Thursday, February 16, 2017
Court of Appeal Holds a Life Sentence for Voluntary Manslaughter Unconstitutional
Panel, in ‘Rare Case,’ Says Sentence for Woman Who Shot Man After He Beat Her Father Was Cruel and Unusual
By a MetNews Staff Writer
The First District Court of Appeal has overturned a 27-year-to-life sentence for voluntary manslaughter, saying it violates the constitutional prohibition of cruel and unusual punishment.
Justice Stuart Pollak, writing for Div. Three, said the conviction of Deyanira Cuiriz was “the rare case in which there is merit to defendant’s constitutional challenge to the sentence imposed.”
Curiz, of Richmond, was found guilty by a jury of attempted voluntary manslaughter, mayhem and shooting at an occupied vehicle. Jurors rejected an attempted murder charge.
Contra Costa Superior Court Judge Trevor White found that the crime involved significant mitigating circumstances, including that it was committed under duress. But he said he had no choice but to impose a 25-year-to-life enhancement, on top of the low-end two-year term for mayhem, under the 1996 “10-20-Life” law, because the crime was committed with a gun and resulted in great bodily injury.
Pollak noted that Cuiriz’s sentence was longer than the base term for first-degree murder, child rape, and other serious crimes, and said her guilt was “at the bottom end of the spectrum” for violent crimes. He also noted that no other state appears to impose a similar penalty for a similar crime.
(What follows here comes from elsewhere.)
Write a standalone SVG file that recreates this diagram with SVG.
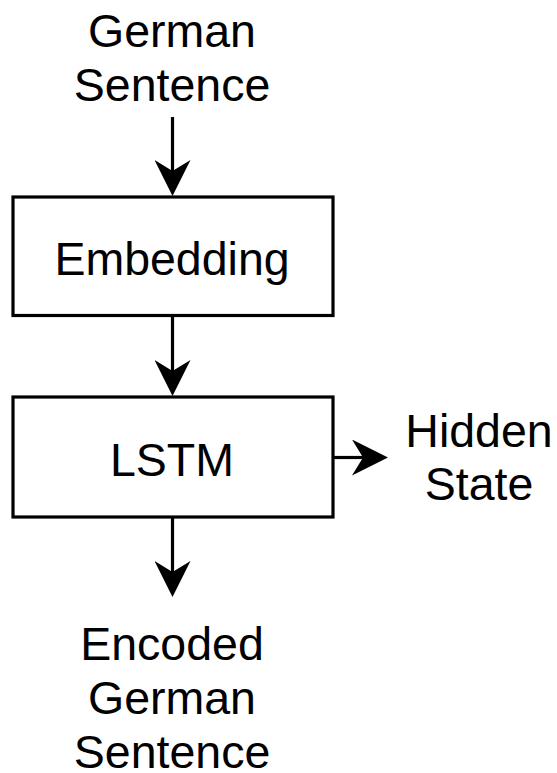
<svg xmlns="http://www.w3.org/2000/svg" width="557" height="773" viewBox="0 0 557 773">
  <style>
    .box { fill: #ffffff; stroke: #000000; stroke-width: 3.2; }
    .lbl { font-family: "Liberation Sans", Arial, sans-serif; font-size: 46.5px; fill: #000000; text-anchor: middle; }
    .edge { stroke: #000000; stroke-width: 3.2; fill: none; }
  </style>
  <defs>
    <marker id="arrow" markerUnits="userSpaceOnUse" viewBox="0 0 36 36" markerWidth="36" markerHeight="36" refX="11" refY="18" orient="auto">
      <path d="M0,0 L36,18 L0,36 L11,18 Z" fill="#000000"/>
    </marker>
  </defs>
  <rect width="557" height="773" fill="#ffffff"/>

  <g id="input-label">
    <text class="lbl" x="172" y="47">German</text>
    <text class="lbl" x="172" y="100.5">Sentence</text>
  </g>

  <g id="embedding">
    <rect class="box" x="13" y="197" width="320" height="118.5"/>
    <text class="lbl" x="172" y="275">Embedding</text>
  </g>

  <g id="lstm">
    <rect class="box" x="13" y="397" width="320" height="120"/>
    <text class="lbl" x="172" y="476">LSTM</text>
  </g>

  <g id="hidden-state">
    <text class="lbl" x="479" y="446.5">Hidden</text>
    <text class="lbl" x="479" y="500">State</text>
  </g>

  <g id="output-label">
    <text class="lbl" x="172" y="660">Encoded</text>
    <text class="lbl" x="172" y="714">German</text>
    <text class="lbl" x="172" y="768">Sentence</text>
  </g>

  <g id="connectors">
    <line class="edge" x1="172.5" y1="117" x2="172.5" y2="171" marker-end="url(#arrow)"/>
    <line class="edge" x1="172.5" y1="316" x2="172.5" y2="371" marker-end="url(#arrow)"/>
    <line class="edge" x1="172.5" y1="517" x2="172.5" y2="572" marker-end="url(#arrow)"/>
    <line class="edge" x1="333" y1="457.5" x2="363" y2="457.5" marker-end="url(#arrow)"/>
  </g>
</svg>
The justice cited evidence that the victim and a friend of his had provoked the attack, the shooting was unplanned, and that Cuiriz had no prior criminal record. He said an appropriate sentence was the 12-year term that White said he would have imposed if not constrained by the statute.
Witnesses said Cuiriz and her family were celebrating her 19th birthday in August 2012 when two men drove up to her home and confronted her father. There was conflicting testimony as to what brought the confrontation about.
Curiz told police she saw her father on the ground with his face bleeding and, when she tried to intervene, the two men pushed her away.
She said they told her they were gang members and threatened to return. She obtained a gun, apparently from her boyfriend, and fired a shot into their truck, hitting Oscar Barcenas in the spine. The bullet paralyzed him from the neck down.
Pollak said the case was similar to two well-known cases in which similarly long sentences had been found unconstitutional, People v. Dillon (1983) 34 Cal.3d 441 and In re Lynch (1972) 8 Cal.3d 410.
The Dillon court overturned the life sentence imposed on a 17-year-old who had no prior criminal record and shot a man he thought was about to shoot him. In Lynch, the court held that a statute prescribing a life sentence for second-offense indecent exposure was unconstitutional on its face.
While Cuiriz “must be punished” for having “over-reacted to the situation,” Pollak said, the lengthy sentence mandated by the statute “is far longer than necessary” in the particular case, and fails to take into consideration the defendant’s character and law-abiding nature. He also cited the legislative history of the statute, which says its intent was to protect the public from those “misusing guns to terrorize, injure and kill their victims.”
While agreeing with the defense regarding the length of the sentence, Pollak said the conviction was valid. He rejected the argument that recorded statements Cuiriz made to detectives at the police station the morning after her arrest should have been suppressed.
Cuiriz told the investigators she was “mad” at what the two men did to her father, that Barcenas “was like threatening me” and that “my anger got to me,” so she “just shot him.”
Doing so, she said, “was easily self defense.”
Pollak said Cuiriz knowingly and voluntarily waived her right not to incriminate herself, rejecting the defense argument that her age, lack of understanding of the criminal justice system, emotional upset, and possible lack of sleep, as well as hunger and thirst, made the statements involuntary.
The justice said Cuiriz was an educated, employed adult who exhibited an understanding of her surroundings and a willingness to talk to police after being advised of her rights. The appellate panel, he said, had viewed the videotape of her statements and reached the same conclusion as the trial judge as to admissibility.
The case is People v. Cuiriz, 17 S.O.S. 764.